Entering such spiritual depths require a specific sort of prayer; “Kill ME’ Lord!”  We must implore the crucified Lord-in-ME to break down every barrier standing against his indwelling presence (Gal 2:20; Eph 3:17). God’s holy work of dismantling the deceived self is the key to the unveiling of the all-encompassing glory which is already mine in Christ (Col 1:27). As this reality impacts my life more and more I feel his presence as an “insider” who truly belongs in me and the great human fear of losing some of what is truly ME’ fades away. I grasp anew that a more limitless creativity, pleasure and purpose than I could ever find in myself is now fully at home in my heart. “God” need no longer be seen as an alien outsider trying to break into our lives and spoil our joy, but the unlimited source of joy for which we were all created. This is tremendous good news for the lost.

Such realisations spells the end of every projection of the insecure boxed ME’ onto the wider world, the institutionalised securities which surround my life in the areas of work, finance, and especially religion, lose their controlling power. With the death of all such boxes Jesus is no longer kept at a distance and his controlling passion becomes mine – every space is to be filled with the glory of God (Hab 2:14; Eph 4:10).

Conclusion

The true ME’ was created by God to be indwelt by his Word in a natural partnership penetrating into every area of our inner and outer worlds. Such rich and unbounded fellowship is the divine-human glory has fully come for us in Christ.

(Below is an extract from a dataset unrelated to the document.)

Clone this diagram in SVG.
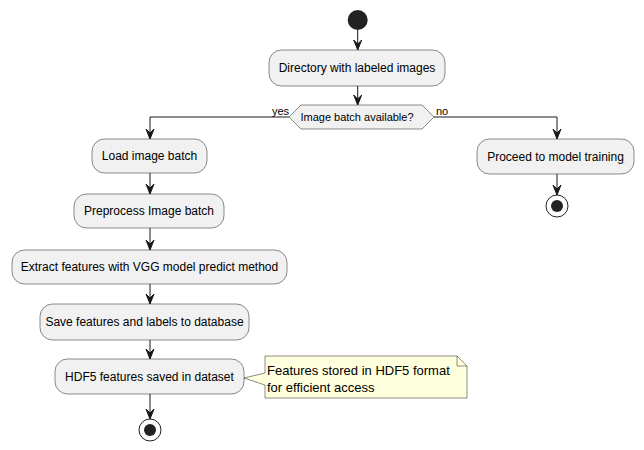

The way of dwelling in such an astonishing presence is however death to the selfish identity which we hold on to so closely (Heb 12:1).  As Jesus could only bring us into the glory of the divine presence through death to everything he held dear, this is the cost we also must embrace (Luke 24:26). Today we are called to let the Lord strip away all the precious boxing that surrounds us; this is a summons to the mature discipleship upon which any lasting spiritual renewal depends.